Im Februar 2016 hatte Seehofer Angela Merkels Flüchtlingspolitik und die Öffnung der deutschen Grenzen für Flüchtlinge mit diesen Worten kritisiert. Politikwissenschaftlerin Birsl zufolge leiten bestimmte Gruppierungen in den sozialen Netzwerken unter anderem daraus die Überzeugung ab, nun müssten die Bürgerinnen und Bürger selbst für ihre Sicherheit sorgen. Die Internet-Plattformen funktionierten dabei als "Echoraum", in dem die eigene Meinung permanent bestätigt und verstärkt werde.
Verbale Eskalation im "Echoraum"
Die Sprache in den Netzwerken, so Birsl, werde zunehmend brutal und enthemmt.
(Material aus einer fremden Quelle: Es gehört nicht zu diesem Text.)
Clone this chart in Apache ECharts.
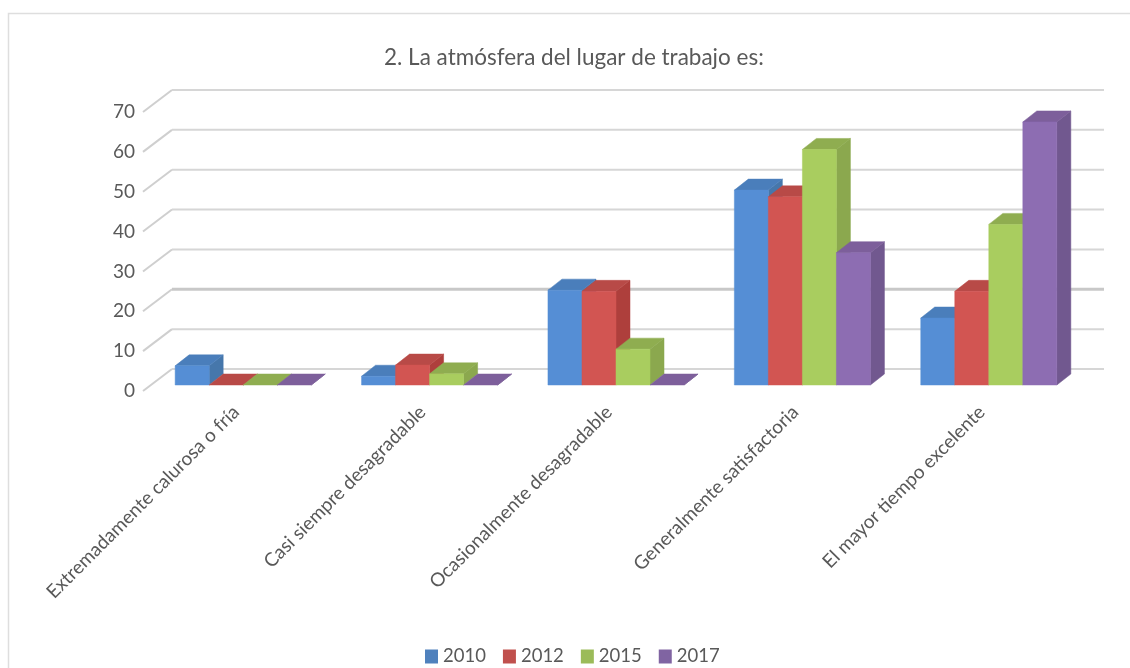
<!DOCTYPE html>
<html><head><meta charset="utf-8">
<style>html,body{margin:0;padding:0;background:#fff}#c{width:1130px;height:668px}</style>
<script src="https://cdn.jsdelivr.net/npm/echarts@6/dist/echarts.min.js"></script>
</head><body><div id="c"></div>
<script>
const categories = ['Extremadamente calurosa o fría','Casi siempre desagradable','Ocasionalmente desagradable','Generalmente satisfactoria','El mayor tiempo excelente'];
const years = ['2010','2012','2015','2017'];
const v2010 = [4.8, 2.2, 23.8, 48.9, 16.8];
const v2012 = [0, 5, 23.5, 47.2, 23.5];
const v2015 = [0, 2.8, 9, 59.1, 40.3];
const v2017 = [0, 0, 0, 33.2, 66];
const yTicks = [0,10,20,30,40,50,60,70];
const front = ['#558ED5','#D25552','#A9CD5F','#8D6DB2'];
const tops  = ['#4A7EBB','#B84A47','#8FAD50','#7D5F9B'];
const sides = ['#4677AB','#AE3F3C','#8BA84E','#71588F'];
const legendColors = ['#4F81BD','#C0504D','#9BBB59','#8064A2'];
const allValues = [v2010,v2012,v2015,v2017];

const chart = echarts.init(document.getElementById('c'));
const WALL_DX = 29, WALL_DY = -22, BAR_PLANE_DX = 7, BAR_PLANE_DY = -6, BAR_DX = 14, BAR_DY = -11;

function wallItem(params, api){
  const cs = params.coordSys;
  const val = api.value(0);
  const y = api.coord([0, val])[1];
  return {type:'group',silent:true,children:[
    {type:'polyline',shape:{points:[[cs.x,y],[cs.x+WALL_DX,y+WALL_DY]]},
      style:{stroke:'#CFCFCF',lineWidth:2,fill:null}},
    {type:'polyline',shape:{points:[[cs.x+WALL_DX,y+WALL_DY],[cs.x+cs.width+WALL_DX,y+WALL_DY]]},
      style:{stroke:val===20?'#C8C8C8':'#D6D6D6',lineWidth:val===20?3:2,fill:null}}
  ]};
}
function barRenderer(s){
  return function(params, api){
    const i = api.value(0), val = api.value(1);
    const band = api.size([1,0])[0];
    const w = band*0.1825;
    const c = api.coord([i,0]);
    const t = api.coord([i,val]);
    const x0 = c[0]+BAR_PLANE_DX+(s-2)*w, x1 = x0+w;
    const y0 = c[1]+BAR_PLANE_DY, y1 = t[1]+BAR_PLANE_DY;
    const poly = (pts,fill)=>({type:'polygon',shape:{points:pts},style:{fill:fill,stroke:fill,lineWidth:0.5}});
    const kids = [];
    kids.push(poly([[x1,y0],[x1+BAR_DX,y0+BAR_DY],[x1+BAR_DX,y1+BAR_DY],[x1,y1]],sides[s]));
    kids.push(poly([[x0,y1],[x0+BAR_DX,y1+BAR_DY],[x1+BAR_DX,y1+BAR_DY],[x1,y1]],tops[s]));
    if(val>0) kids.push(poly([[x0,y0],[x1,y0],[x1,y1],[x0,y1]],front[s]));
    return {type:'group',children:kids};
  };
}
const series = [{
  type:'custom', name:'walls', silent:true, z:1,
  data:yTicks.map(v=>[v]), encode:{y:0}, renderItem:wallItem
}];
years.forEach((yr,s)=>{
  series.push({type:'custom',name:yr,z:2+s,
    itemStyle:{color:legendColors[s]},
    data:categories.map((c,i)=>[i,allValues[s][i]]),
    encode:{x:0,y:1}, renderItem:barRenderer(s)});
});
chart.setOption({
  animation:false, backgroundColor:'#fff',
  title:{text:'2. La atmósfera del lugar de trabajo es:',left:379,top:41,
    textStyle:{fontFamily:'Lato',fontSize:22.5,fontWeight:'normal',color:'#595959'}},
  legend:{data:years,left:420,top:642,icon:'rect',itemWidth:13,itemHeight:14,itemGap:17,
    textStyle:{fontFamily:'Lato',fontSize:18.5,color:'#595959'}},
  grid:{left:143,top:112,width:932,height:279},
  xAxis:{type:'category',data:categories,axisLine:{show:false},axisTick:{show:false},splitLine:{show:false},
    axisLabel:{rotate:45,interval:0,margin:18,fontFamily:'Lato',fontSize:19,color:'#595959'}},
  yAxis:{type:'value',min:0,max:70,interval:10,axisLine:{show:false},axisTick:{show:false},splitLine:{show:false},
    axisLabel:{margin:8,fontFamily:'Lato',fontSize:19,color:'#595959'}},
  graphic:[{type:'polyline',silent:true,z:0,shape:{points:[[8.5,668],[8.5,13.5],[1130,13.5]]},
    style:{fill:null,stroke:'#DEDEDE',lineWidth:1.5}}],
  series:series
});
</script></body></html>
So gebe es äußerst gewalthaltige Aufforderungen wie etwa "nun müsse man zur Kalaschnikow greifen". Diese Enthemmung bekämen auch Politiker und Medien zu spüren, wenn sie hasserfüllte Post erhielten.
Die Politik wiederum reagiere falsch, wenn sie sich von enthemmter Rhetorik und einem rechtspopulistischen Diskurs nicht deutlich abgrenze. Es sei wichtig, der Themensetzung der AfD nicht einfach zu folgen, so die Politikwissenschaftlerin.